Tuesday, January 27, 2015

Review of Soderbergh's Traffic

Traffic is a great film. Perhaps Soderbergh's best. It pre-dates the Waichowski siblings Cloud Atlas by several years and retains the luster of dogme style filmmaking. Soderbergh even called it his dogme film. Even more so he did the shooting. I couldn't find anything to really be negative about. It was flawless. I just wondered about the drug czar's daughter, is it believable? Would a daughter with that kind of background succumb to addiction and pimp herself for drugs? Maybe.

I really liked the cinematography in this film. The use of different colors for each story makes the film more understandable. I suppose that was what Soderbergh was going for. Shading each place a different color reinforced the geographic place of each story. The editing was also phenomenal. It won the academy award that year for editing. And it was much deserved. Intertwining all of the stories together to make a coherent movie is not impossible, but very difficult to do. The editors pulled it off with gusto.

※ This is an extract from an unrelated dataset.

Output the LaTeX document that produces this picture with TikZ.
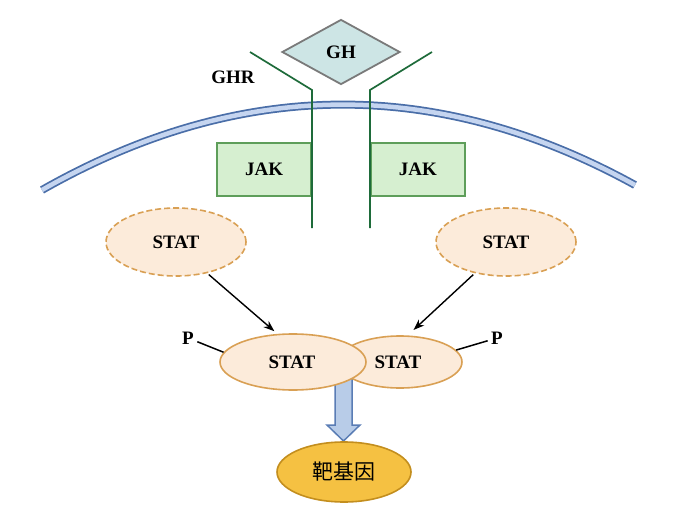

The writing was great too. There are numerous exchanges that draw the viewer into the suspense of the film. The scenes in Spanish were mumbled a little, but the meaning was very clear. So were the scenes in English. I really enjoyed the back and forth between Douglas and his wife. So many scenes from the film bring out arguments about addiction and how people self medicate. I only have one scotch to deal with the boredom, Douglas's character says. The dialogue and the story frame the debates about drug policy that the US was having when the film was released and are still having at present.

The film's ending is depressing. The drug Lord gets off, the teenage girl is in recovery, and Del Toro's character gets what he wants by playing ball with the Feds. I didn't get the sense that the war on drugs had improved at all. I got the sense that the war on drugs is hopeless. I think that is the conclusion of the film. The drug question isn't going away.